Monday, August 01, 2005

Salvage Source

Just saw this site in today's Crain's Chicago Business and thought I'd post it for anyone who is interested. It's a national site for salvage, not just for the Chicago market. They do exchanges and you can post if you are looking for something - and it's free.

Crain's also had some interesting coverage of the teardowns in Chicago and ranked neighborhoods by the number of demolition and new construction permits. Our area came in 37th with 15 new permits issued in 2004. Just to get a comparison, Lakeview, home of the Chicago Cub's historic Wrigley Field, came in #2 with 199 permits.

Maybe some of you remember that teardown next door to us. Well, they have had some problems. The original contractor was fired for a number of reasons. We talk to the developer, who inherited the property from his mother, and he said the porches were not built to code. As you may know, we don't mess around with porches in Chicago anymore. We also heard that the trimwork was installed shoddily and all has to be redone. He has a new builder working on the project now, who seems a lot better.

The building is still not done. I've been waiting for the landscaping to go in to post photos of before and after. Maybe by the fall they'll have the landscaping in.

5 comments:

Greg said...

Neat site, thanks. I book marked it. Of course, I drool over salvage, but sometimes I worry about the market becoming so big and competitive that I will be priced out. I also worry about "architectural theft". I've heard about some large cities having problems with people stealing architectural elements from old buildings so they can resale them. Have you ever heard of this happening in Chicago?

K. said...

That definitely happened in Philadelphia when we lived there. It was a HUGE problem with old iron fences and gates. Practically had to lock them down - but to what?

Trissa said...

I could spend a lot of time on that site. Thanks for the link! Bummer that the teardown next door is having so many problems, but it's nice to hear that he noticed the crappy work and is having it redone instead of just covering it up and selling it to some unkown person!

Jocelyn said...

Greg- I heard of one instance where someone stole a beautiful entry set of hardware off someone's building in a neighborhood called Wicker Park- I believe it happens. I think it's worse in rural areas where no one is around. I read an article about people's vacation homes/farm houses being pillaged while they were vacant too.
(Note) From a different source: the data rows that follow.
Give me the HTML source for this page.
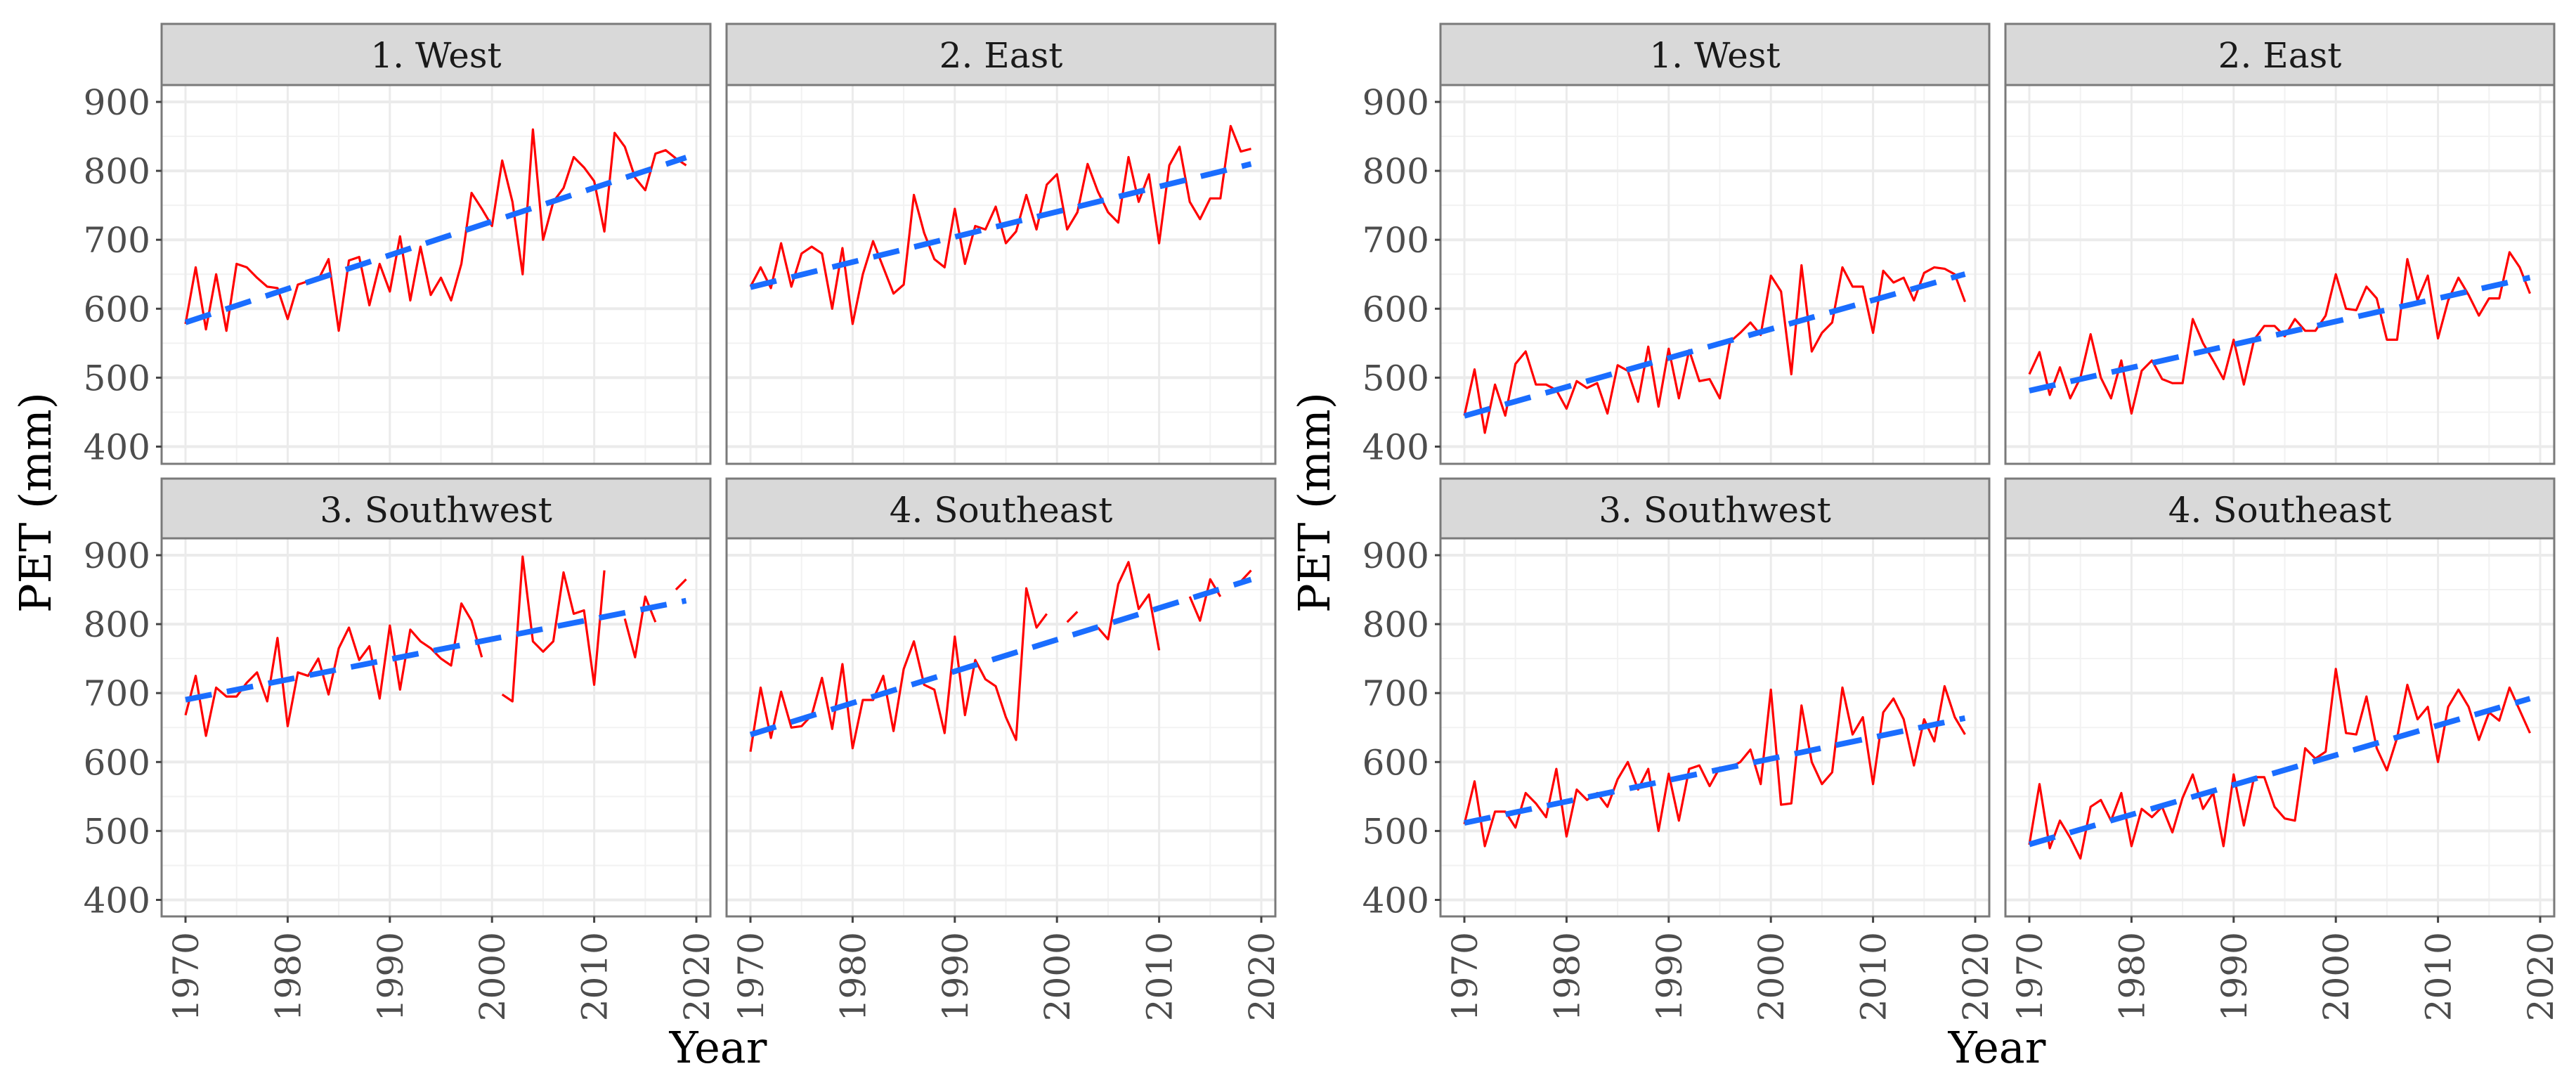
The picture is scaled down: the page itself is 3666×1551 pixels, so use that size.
<!DOCTYPE html>
<html><head><meta charset="utf-8"><style>
html,body{margin:0;padding:0;background:#fff;}
svg{display:block;}
text{font-family:"DejaVu Serif","Liberation Serif",serif;}
</style></head>
<body>
<svg id="chart" width="3666" height="1551" viewBox="0 0 3666 1551" xmlns="http://www.w3.org/2000/svg"></svg>
<script>
const years = [];
for (let y = 1970; y <= 2019; y++) years.push(y);
const xTicks = [1970, 1980, 1990, 2000, 2010, 2020];
const yTicks = [400, 500, 600, 700, 800, 900];
const panelTitles = ["1. West", "2. East", "3. Southwest", "4. Southeast"];
const westL = [578,660,570,650,568,665,660,645,632,630,585,635,640,642,672,568,670,675,605,665,625,705,612,690,620,645,612,665,768,745,720,815,755,650,860,700,755,775,820,805,785,712,855,835,790,772,825,830,818,808];
const eastL = [632,660,630,695,632,680,690,680,600,688,578,650,698,660,622,635,765,710,672,660,745,665,720,715,748,695,712,765,715,780,795,715,740,810,770,740,725,820,755,795,695,808,835,755,730,760,760,865,828,832];
const swL = [668,725,638,708,695,695,715,730,688,780,652,730,725,750,698,765,795,748,768,692,798,705,792,775,765,750,740,830,805,752,null,698,688,898,775,760,775,875,815,820,712,878,null,808,752,840,803,null,850,865];
const seL = [615,708,635,702,650,652,668,722,648,742,620,690,690,725,645,735,775,712,705,642,782,668,748,720,710,665,632,852,795,815,null,803,818,null,795,778,858,890,822,843,762,null,null,840,805,865,840,null,862,878];
const westR = [445,512,420,490,445,520,538,490,490,482,455,495,485,492,448,518,510,465,545,458,542,470,540,495,498,470,552,565,580,562,648,625,505,663,538,565,580,660,632,632,565,655,638,645,612,652,660,658,650,610];
const eastR = [505,537,475,515,470,500,563,500,470,525,448,510,525,498,492,492,585,550,525,498,555,490,555,575,575,560,585,568,568,590,650,600,598,632,615,555,555,672,612,648,557,612,645,620,590,615,615,682,660,622];
const swR = [510,572,478,528,528,505,555,540,520,590,492,560,545,555,535,575,600,560,590,500,583,515,590,595,565,592,592,600,618,568,705,538,540,682,600,568,585,708,640,665,568,672,692,662,595,662,630,710,665,640];
const seR = [480,568,475,515,490,460,535,545,515,555,478,532,520,535,498,548,582,532,555,478,582,508,578,578,535,518,515,620,605,615,735,642,640,695,620,588,635,712,662,680,600,680,705,680,632,672,660,708,675,642];
const seriesL = [westL, eastL, swL, seL];
const seriesR = [westR, eastR, swR, seR];

const NS = "http://www.w3.org/2000/svg";
const svg = document.getElementById("chart");
function mk(tag, attrs, parent, txt) {
  const e = document.createElementNS(NS, tag);
  for (const k in attrs) e.setAttribute(k, attrs[k]);
  if (txt !== undefined) e.textContent = txt;
  (parent || svg).appendChild(e);
  return e;
}
const colLeft = [230, 1034], colW = 781;
const stripTop = [34, 681], panelTop = [121, 766], panelBot = [660, 1304];
function xS(fx, col, yr) { return fx + colLeft[col] + 34 + (yr - 1970) * 14.54; }
function yS(row, v) { return panelTop[row] + 24 + (900 - v) * 0.981; }

function drawFigure(fx, series, side) {
  const g = mk("g", {});
  
  
  for (let p = 0; p < 4; p++) {
    const col = p % 2, row = Math.floor(p / 2);
    const L = fx + colLeft[col], R = L + colW, T = panelTop[row], B = panelBot[row];
    const pg = mk("g", {}, g);
    
    
    // strip
    const st = mk("rect", {x: L, y: stripTop[row], width: colW, height: T - stripTop[row], fill: "#d9d9d9", stroke: "#7a7a7a", "stroke-width": 3}, pg);
    
    
    const stt = mk("text", {x: L + colW / 2, y: stripTop[row] + 62, "font-size": 50, fill: "#1a1a1a", "text-anchor": "middle"}, pg, panelTitles[p]);
    
    
    mk("rect", {x: L, y: T, width: colW, height: B - T, fill: "#fff"}, pg);
    // minor grid
    for (let v = 350; v <= 950; v += 100) { const yy = yS(row, v); if (yy > T && yy < B) mk("line", {x1: L, x2: R, y1: yy, y2: yy, stroke: "#f2f2f2", "stroke-width": 2}, pg); }
    for (let yr = 1965; yr <= 2025; yr += 10) { const xx = xS(fx, col, yr); if (xx > L && xx < R) mk("line", {x1: xx, x2: xx, y1: T, y2: B, stroke: "#f2f2f2", "stroke-width": 2}, pg); }
    for (const v of yTicks) { const yy = yS(row, v); mk("line", {x1: L, x2: R, y1: yy, y2: yy, stroke: "#ebebeb", "stroke-width": 4}, pg); }
    for (const yr of xTicks) { const xx = xS(fx, col, yr); mk("line", {x1: xx, x2: xx, y1: T, y2: B, stroke: "#ebebeb", "stroke-width": 3}, pg); }
    // data line
    const data = series[p];
    let d = "", pen = false;
    data.forEach((v, i) => {
      if (v === null) { pen = false; return; }
      d += (pen ? "L" : "M") + xS(fx, col, years[i]).toFixed(1) + "," + yS(row, v).toFixed(1);
      pen = true;
    });
    const ln = mk("path", {d: d, fill: "none", stroke: "#ff0000", "stroke-width": 3.2, "stroke-linejoin": "round"}, pg);
    
    
    // trend (linear regression)
    let n = 0, sx = 0, sy = 0, sxx = 0, sxy = 0;
    data.forEach((v, i) => { if (v !== null) { n++; sx += years[i]; sy += v; sxx += years[i] * years[i]; sxy += years[i] * v; } });
    const b = (n * sxy - sx * sy) / (n * sxx - sx * sx), a = (sy - b * sx) / n;
    const y0 = years[0], y1 = years[years.length - 1];
    const tr = mk("line", {x1: xS(fx, col, y0), y1: yS(row, a + b * y0), x2: xS(fx, col, y1), y2: yS(row, a + b * y1), stroke: "#1a6dff", "stroke-width": 8, "stroke-dasharray": "38,22"}, pg);
    
    
    // border
    mk("rect", {x: L, y: T, width: colW, height: B - T, fill: "none", stroke: "#7a7a7a", "stroke-width": 3}, pg);
    // y axis
    if (col === 0) {
      for (const v of yTicks) {
        const yy = yS(row, v);
        mk("line", {x1: L - 8, x2: L, y1: yy, y2: yy, stroke: "#444", "stroke-width": 3}, pg);
        const t = mk("text", {x: L - 16, y: yy + 18, "font-size": 50, fill: "#4d4d4d", "text-anchor": "end"}, pg, String(v));
        
        
      }
    }
    // x axis
    if (row === 1) {
      for (const yr of xTicks) {
        const xx = xS(fx, col, yr);
        mk("line", {x1: xx, x2: xx, y1: B, y2: B + 9, stroke: "#444", "stroke-width": 3}, pg);
        const t = mk("text", {x: 0, y: 0, "font-size": 50, fill: "#4d4d4d", "text-anchor": "end", transform: "translate(" + (xx + 18) + "," + (B + 22) + ") rotate(-90)"}, pg, String(yr));
        
        
      }
    }
  }
  const yt = mk("text", {x: 0, y: 0, "font-size": 62, fill: "#000", "text-anchor": "middle", transform: "translate(" + (fx + 72) + ",715) rotate(-90)"}, g, "PET (mm)");
  
  
  const xt = mk("text", {x: fx + 1022, y: 1512, "font-size": 62, fill: "#000", "text-anchor": "middle"}, g, "Year");
  
  
}
drawFigure(0, seriesL, 'left');
drawFigure(1820, seriesR, 'right');
</script>
</body></html>
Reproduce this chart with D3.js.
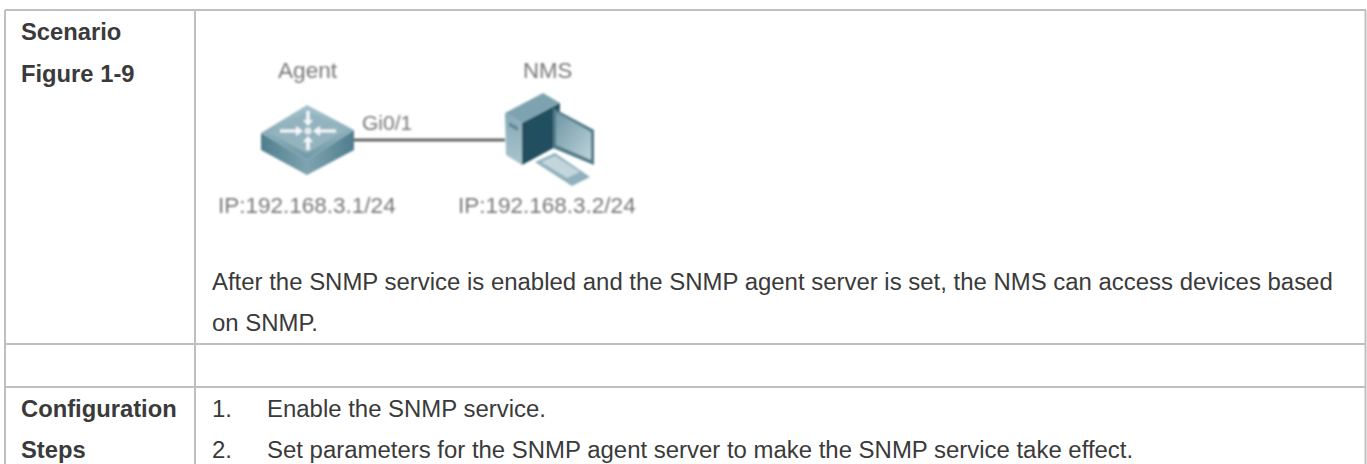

When I saw Becky's post of that abandoned old farmhouse that was the first thing I thought- I hope no one strips the place and heads for eBay.

Patricia W said...

Thanks for the link, I love browsing these type sites. Greg is right, I hope we don't get priced into the stratosphere like so many things have on ebay. I have known about architectural theft for years. Once watching Antiques Roadshow someone brought in a weather vane from an old barn in Pennsylvania (probably stolen). It was valued at a ridiculous amount of money because it is considered American Folk-Art. The appraiser went into a story of how these were being stolen off of the tops of barns all across the Northeast because of their incredible value and also mentioned the theft of hardware from doors, etc. Very unfortunate and very sick since you know most thieves who steal these kinds of items aren't hoodlums who live on the streets but are those educated in knowing their worth and are probably doing pretty well.